AID FLOWS - FOR THE PEOPLE
Editorial
Guyana Chronicle
May 30, 2004
HAPPILY, for the benefit of the Guyanese people, the Guyana Government continues to attract significant levels of foreign aid and overseas and local investments to boost social and economic development.
And this, despite some of the most disturbing overt and covert attempts by opposition forces to misrepresent and undermine policies and programmes being pursued by the Bharrat Jagdeo administration.
Fortunately for the people of this country, the representatives of the international financial institutions and traditionally friendly donor nations of Europe and North America exercise judgement based on established criteria and on their own awareness of the scrupulous efforts by the Guyana Government when they provide aid for socio-economic development.
Latest demonstration of the goodwill of foreign aid donors for Guyana came this past week with the signing of two agreements that will result in the single biggest grant aid in many years from the United States of America to boost economic development, battle the killer HIV/AIDS epidemic and help to enhance the process of democratic governance.
Details of the grant aid package of US$20 million (approximately G$4 billion) over the next five years were disclosed following a signing ceremony on Thursday involving Finance Minister Saisnarine Kowlessar, US Ambassador to Guyana, Roland Bullen, and the Director of the United States Agency for International Development, Mike Sarhan.
This is a hugely significant development in Guyana's dire need for economic development assistance, and comes at a period when the Government is about to receive further significant grant aid from the European Union (EU).
European assistance
The EU, which has been and continues to be the single biggest provider of grant aid to Guyana and its Caribbean Community partners over many years, should soon be making available to the Guyana Government approximately 40 million Euros under the ninth cycle of its development aid programme.
Guyana has also benefitted from financial aid from the United Kingdom, outside of the flow of EU assistance, and it has been noted that among the international financial institutions, the Inter-American Development Bank (IADB) remains a major provider of development capital resources.
In all of this, those sections of the local media, especially the electronic media, that seem to work hand in gloves with political opponents of the government, either fail to provide objective assessments of the benefits to Guyana from the cooperation agreements with the international donor community.
Or, worse, misrepresent and deliberately minimise the significance of official policies and programmes that attract and sustain such aid packages. For their part, it is to be hoped that the opposition parties would seek to pull back from their campaign of distortions and divisive tactics.

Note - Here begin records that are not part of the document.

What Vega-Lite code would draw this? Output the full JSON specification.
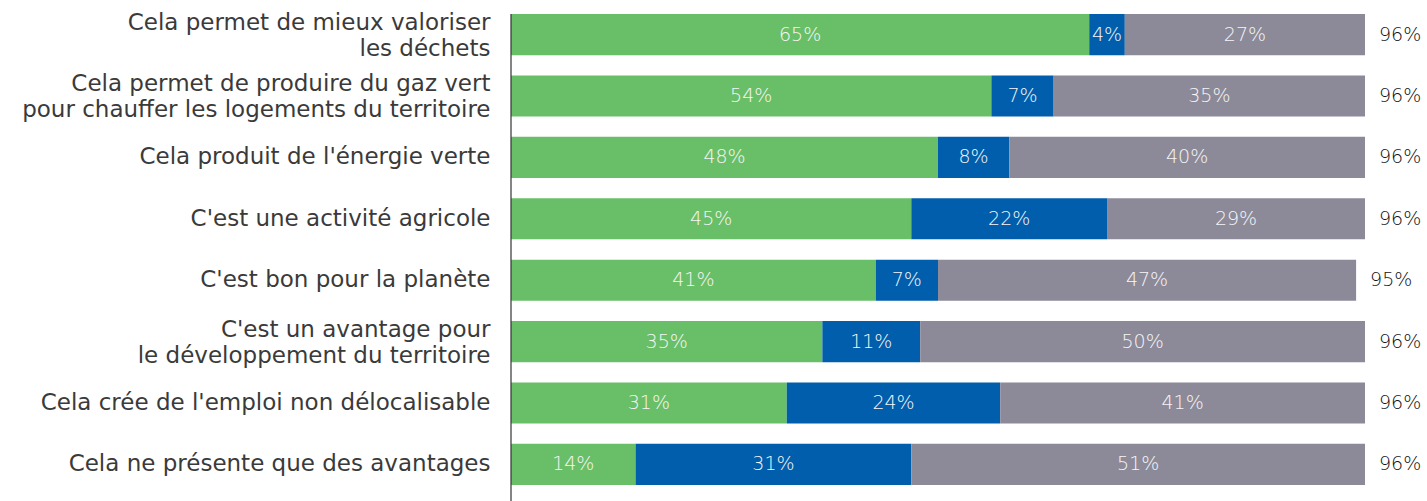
{
  "$schema": "https://vega.github.io/schema/vega-lite/v6.json",
  "autosize": "none",
  "width": 854,
  "height": 487,
  "padding": {"left": 511, "top": 14, "right": 62, "bottom": 0},
  "background": "white",
  "config": {"view": {"stroke": null}, "font": "DejaVu Sans"},
  "data": {"values": [
    {"q": "Cela permet de mieux valoriser|les déchets", "k": "a", "o": 1, "v": 65},
    {"q": "Cela permet de mieux valoriser|les déchets", "k": "b", "o": 2, "v": 4},
    {"q": "Cela permet de mieux valoriser|les déchets", "k": "c", "o": 3, "v": 27},
    {"q": "Cela permet de produire du gaz vert|pour chauffer les logements du territoire", "k": "a", "o": 1, "v": 54},
    {"q": "Cela permet de produire du gaz vert|pour chauffer les logements du territoire", "k": "b", "o": 2, "v": 7},
    {"q": "Cela permet de produire du gaz vert|pour chauffer les logements du territoire", "k": "c", "o": 3, "v": 35},
    {"q": "Cela produit de l'énergie verte", "k": "a", "o": 1, "v": 48},
    {"q": "Cela produit de l'énergie verte", "k": "b", "o": 2, "v": 8},
    {"q": "Cela produit de l'énergie verte", "k": "c", "o": 3, "v": 40},
    {"q": "C'est une activité agricole", "k": "a", "o": 1, "v": 45},
    {"q": "C'est une activité agricole", "k": "b", "o": 2, "v": 22},
    {"q": "C'est une activité agricole", "k": "c", "o": 3, "v": 29},
    {"q": "C'est bon pour la planète", "k": "a", "o": 1, "v": 41},
    {"q": "C'est bon pour la planète", "k": "b", "o": 2, "v": 7},
    {"q": "C'est bon pour la planète", "k": "c", "o": 3, "v": 47},
    {"q": "C'est un avantage pour|le développement du territoire", "k": "a", "o": 1, "v": 35},
    {"q": "C'est un avantage pour|le développement du territoire", "k": "b", "o": 2, "v": 11},
    {"q": "C'est un avantage pour|le développement du territoire", "k": "c", "o": 3, "v": 50},
    {"q": "Cela crée de l'emploi non délocalisable", "k": "a", "o": 1, "v": 31},
    {"q": "Cela crée de l'emploi non délocalisable", "k": "b", "o": 2, "v": 24},
    {"q": "Cela crée de l'emploi non délocalisable", "k": "c", "o": 3, "v": 41},
    {"q": "Cela ne présente que des avantages", "k": "a", "o": 1, "v": 14},
    {"q": "Cela ne présente que des avantages", "k": "b", "o": 2, "v": 31},
    {"q": "Cela ne présente que des avantages", "k": "c", "o": 3, "v": 51}
  ]},
  "encoding": {
    "y": {
      "field": "q", "type": "nominal", "sort": null, "title": null,
      "scale": {"range": [0, 471], "paddingInner": 0.33, "paddingOuter": 0},
      "axis": {
        "labelExpr": "split(datum.label, '|')",
        "labelFontSize": 23, "labelFont": "DejaVu Sans", "labelFontWeight": "normal", "labelColor": "#3a3a3a",
        "labelPadding": 21, "labelLineHeight": 26, "labelLimit": 520,
        "labelOffset": {"condition": {"test": "indexof(datum.label, '|') >= 0", "value": -12}, "value": 0},
        "ticks": false, "domain": false
      }
    }
  },
  "layer": [
    {
      "transform": [
        {"stack": "v", "groupby": ["q"], "sort": [{"field": "o"}], "as": ["x0", "x1"]},
        {"calculate": "(datum.x0 + datum.x1) / 2", "as": "xm"},
        {"calculate": "datum.v + '%'", "as": "vl"}
      ],
      "layer": [
        {
          "mark": {"type": "bar"},
          "encoding": {
            "x": {"field": "x0", "type": "quantitative", "scale": {"domain": [0, 96], "nice": false}, "axis": null},
            "x2": {"field": "x1"},
            "color": {"field": "k", "type": "nominal", "legend": null,
              "scale": {"domain": ["a", "b", "c"], "range": ["#69BF67", "#005EAC", "#8C8A99"]}}
          }
        },
        {
          "mark": {"type": "text", "fontSize": 19, "fontWeight": 200, "color": "#F6F6F6", "font": "DejaVu Sans", "baseline": "middle", "align": "center"},
          "encoding": {
            "x": {"field": "xm", "type": "quantitative"},
            "text": {"field": "vl"},
            "detail": {"field": "k"}
          }
        }
      ]
    },
    {
      "transform": [
        {"aggregate": [{"op": "sum", "field": "v", "as": "t"}], "groupby": ["q"]},
        {"calculate": "datum.t + '%'", "as": "tl"}
      ],
      "mark": {"type": "text", "fontSize": 19, "fontWeight": 200, "color": "#111111", "font": "DejaVu Sans", "baseline": "middle", "align": "left", "dx": 14},
      "encoding": {
        "x": {"field": "t", "type": "quantitative"},
        "text": {"field": "tl"}
      }
    },
    {
      "data": {"values": [{"z": 0}]},
      "mark": {"type": "rule", "color": "#333333", "strokeWidth": 1.2},
      "encoding": {
        "x": {"field": "z", "type": "quantitative"},
        "y": null
      }
    }
  ]
}
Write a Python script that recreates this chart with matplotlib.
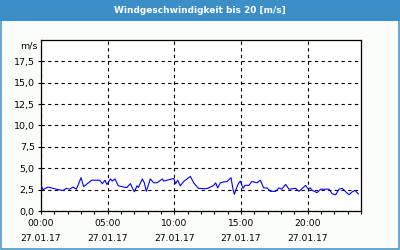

They should consider behaving in a manner that could suggest their own awareness of the fact that, in the final analysis, it is the GUYANESE PEOPLE, across the nation, who are the ultimate beneficiaries of the aid provided by the international donor community.
Such as, for example, the most welcome US$20 million aid package from the USA that coincided with last week's celebration of Guyana's 38th anniversary of political independence.